Delicate sculpture for these O. erinaceus dredged in the channel of Irus island.
Variations in P. inornata from the same spot. 40-51mm.
Large winged specimens. 49-56mm.
P. inornata appears in 1995 in Oleron area. The population shows stronger similitudes with american stocks than with the original japanese specimens. It seems that french shells came from British Columbia in 1970, as "hitchhikers" during oysters transfers. The Pteropurpura is found today in the Gulf of Morbihan and in Mount St-Michael's bay: both are places of intense shell-farming. As there is no pelagic larval stage in the species, the only way to increase its distribution range remains the oyster sharing between different localities. "People of Charentes are the only responsible of this dispersion on our brittanic coasts" says a farmer who sells his production on Rennes fishmarket.
In the channel of Irus island. 100m offshore, oysters are killed.
Inornata and erinaceus can destroy huge quantities of young oysters (up to 90% in Marennes-Oléron, around 60% in the Gulf). All this story began when people decided to cultivate only one species, Ostrea edulis, and not an assortment. When the flat oyster disappeared from many spots (diseases caused by Bonamia ostreae, Marteilia refringens & Herpesviridae), it was replaced by Crassostrea angulata, the Portuguese Oyster, which began to be overfarmed, and to fall ill (1970's). Again, obviously, a link was established between the monospecific character of oyster farming and the extension of this last illness caused by the well named Thanatostrea polymorpha...
Quickly, japanese oysters Crassostrea gigas were imported from eastern Pacific and took the place previously hold by these poor portuguese oysters; hidden among the shells, arrived Crepidula fornicata and Pteropurpura inornata.
Large and top-quality Flat oysters O. edulis from Cancale, Mount St-Michael Bay, N. Brittany. Farmers of the northern coast begin to undergo the pressure of inornata, but at lower levels than in the south. Click in the pic to see a heavy specimen of 12cm long. The labelled price is 2 euro each.

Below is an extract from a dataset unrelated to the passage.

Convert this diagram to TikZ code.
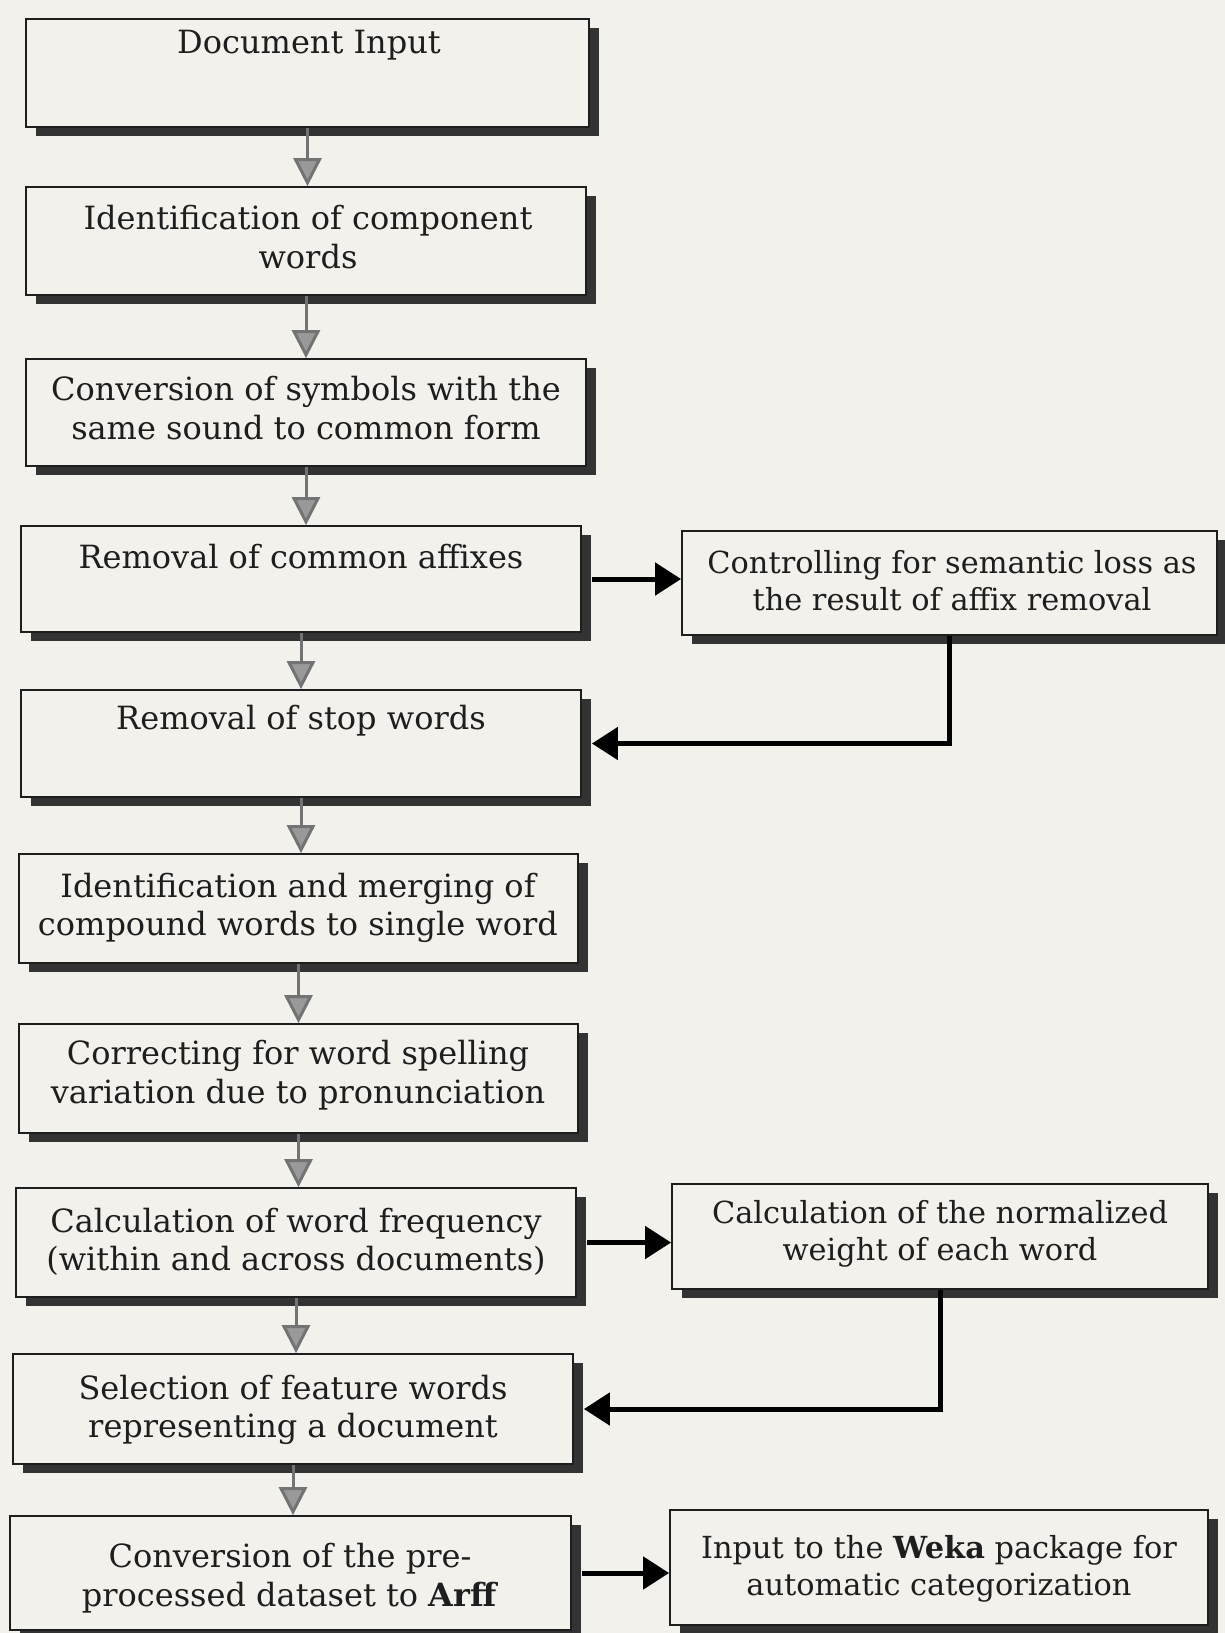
\documentclass[tikz,border=0pt]{standalone}
\usepackage{fontspec}
\setmainfont{DejaVu Serif}
\usetikzlibrary{arrows.meta,fit,shadows}
\definecolor{paper}{RGB}{243,241,235}
\definecolor{ink}{RGB}{30,30,30}
\begin{document}
\begin{tikzpicture}[x=0.5pt,y=-0.5pt,
  box/.style={draw=ink, line width=0.9pt, fill=paper, inner sep=0pt,
    drop shadow={shadow xshift=5pt, shadow yshift=-4.5pt, fill=black!80, opacity=1}},
  lbl/.style={font=\fontsize{16}{19.3}\selectfont, align=center, inner sep=0pt, text=ink},
  sidelbl/.style={lbl, font=\fontsize{15.2}{18.5}\selectfont},
  flow/.style={draw=black!55, line width=1.5pt, -{Triangle[length=14pt,width=14pt,fill=black!40]}},
  link/.style={draw=black, line width=2.5pt, -{Triangle[length=13pt,width=16pt]}}]
\useasboundingbox (0,0) rectangle (1225,1633);
\fill[paper] (0,0) rectangle (1225,1633);

% main column boxes
\node[box, fit={(26,19) (589,127)}] (b1) {};
\node[box, fit={(26,187) (586,295)}] (b2) {};
\node[box, fit={(26,359) (586,466)}] (b3) {};
\node[box, fit={(21,526) (581,632)}] (b4) {};
\node[box, fit={(21,690) (581,797)}] (b5) {};
\node[box, fit={(19,854) (578,963)}] (b6) {};
\node[box, fit={(19,1024) (578,1133)}] (b7) {};
\node[box, fit={(16,1188) (576,1297)}] (b8) {};
\node[box, fit={(13,1354) (573,1464)}] (b9) {};
\node[box, fit={(10,1516) (571,1630)}] (b10) {};
% side boxes
\node[box, fit={(682,531) (1217,635)}] (s1) {};
\node[box, fit={(672,1184) (1208,1289)}] (s2) {};
\node[box, fit={(670,1510) (1208,1625)}] (s3) {};

% texts
\node[lbl] (t1) at (309,45) {Document Input};
\node[lbl] (t2) at (308,237) {Identification of component\\words};
\node[lbl] (t3) at (306,408) {Conversion of symbols with the\\same sound to common form};
\node[lbl] (t4) at (301,557) {Removal of common affixes};
\node[lbl] (t5) at (301,721) {Removal of stop words};
\node[lbl] (t6) at (298,908) {Identification and merging of\\compound words to single word};
\node[lbl] (t7) at (298,1075) {Correcting for word spelling\\variation due to pronunciation};
\node[lbl] (t8) at (296,1242) {Calculation of word frequency\\(within and across documents)};
\node[lbl] (t9) at (293,1410) {Selection of feature words\\representing a document};
\node[lbl] (t10) at (290,1578) {Conversion of the pre-\\processed dataset to \textbf{Arff}};
\node[sidelbl] (ts1) at (952,581) {Controlling for semantic loss as\\the result of affix removal};
\node[sidelbl] (ts2) at (940,1234) {Calculation of the normalized\\weight of each word};
\node[sidelbl] (ts3) at (939,1569) {Input to the \textbf{Weka} package for\\automatic categorization};

% main flow
\draw[flow] (b1.south) -- (b1.south |- b2.north);
\draw[flow] (b2.south) -- (b2.south |- b3.north);
\draw[flow] (b3.south) -- (b3.south |- b4.north);
\draw[flow] (b4.south) -- (b4.south |- b5.north);
\draw[flow] (b5.south) -- (b5.south |- b6.north);
\draw[flow] (b6.south) -- (b6.south |- b7.north);
\draw[flow] (b7.south) -- (b7.south |- b8.north);
\draw[flow] (b8.south) -- (b8.south |- b9.north);
\draw[flow] (b9.south) -- (b9.south |- b10.north);

% side links
\draw[link] ([xshift=5pt]b4.east) -- (b4.east -| s1.west);
\draw[link] (s1.south) |- ([xshift=5pt]b5.east);
\draw[link] ([xshift=5pt]b8.east) -- (b8.east -| s2.west);
\draw[link] (s2.south) |- ([xshift=5pt]b9.east);
\draw[link] ([xshift=5pt]b10.east) -- (b10.east -| s3.west);
\end{tikzpicture}
\end{document}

Ocenebra erinaceus and Pteropurpura inornata love oysters, but, also, mussels. "They can eat up to 90% of my shells" deplores an other farmer of the Gulf. "Even the bouchots are not safe from these damned beasts!". The word "Bouchot" refers to a technic of mussel farming: the cluster is fixed to a wooden pillar, and the mussels clutch the ones with the others, and with the post, by their byssal filaments. Too often, farmers discover Ocenebrinae quietly hidden inside the clusters. The arrival of inornata is perceived like a new subject of concern; and, so far, nobody discovered how to protect mussels banks from these predators, the European and the Japanese Drills.
Post Scriptum: a difficult life.
Above and below: little (56mm) Pecten maximus from the Irus channel. This shell was attacked by two types of diseases: something close to the Brown Ring, of infectious origin, and, as a sequel, the Valves Thickening: malformations of the margins, anarchic growth.
The 39mm Turritella communis Risso, 1826 gives the size of this poor bivalve.
"... il n'est pas déraisonnable de penser que le brunissement pathologique puisse engendrer des déficiences des structures minéralisées. Celles-ci créent alors un environnement favorable au développement de parasites, ou de micro-organismes, provoquant d'autres altérations coquillières."

Source in french: Maximus: anomalies coquillières...

"... it is not unreasonable to suppose that pathological tanning can generate deficiencies in mineral-bearing structures. Those then create an environment favorable to the development of parasites, or micro-organisms, causing other shelly deteriorations."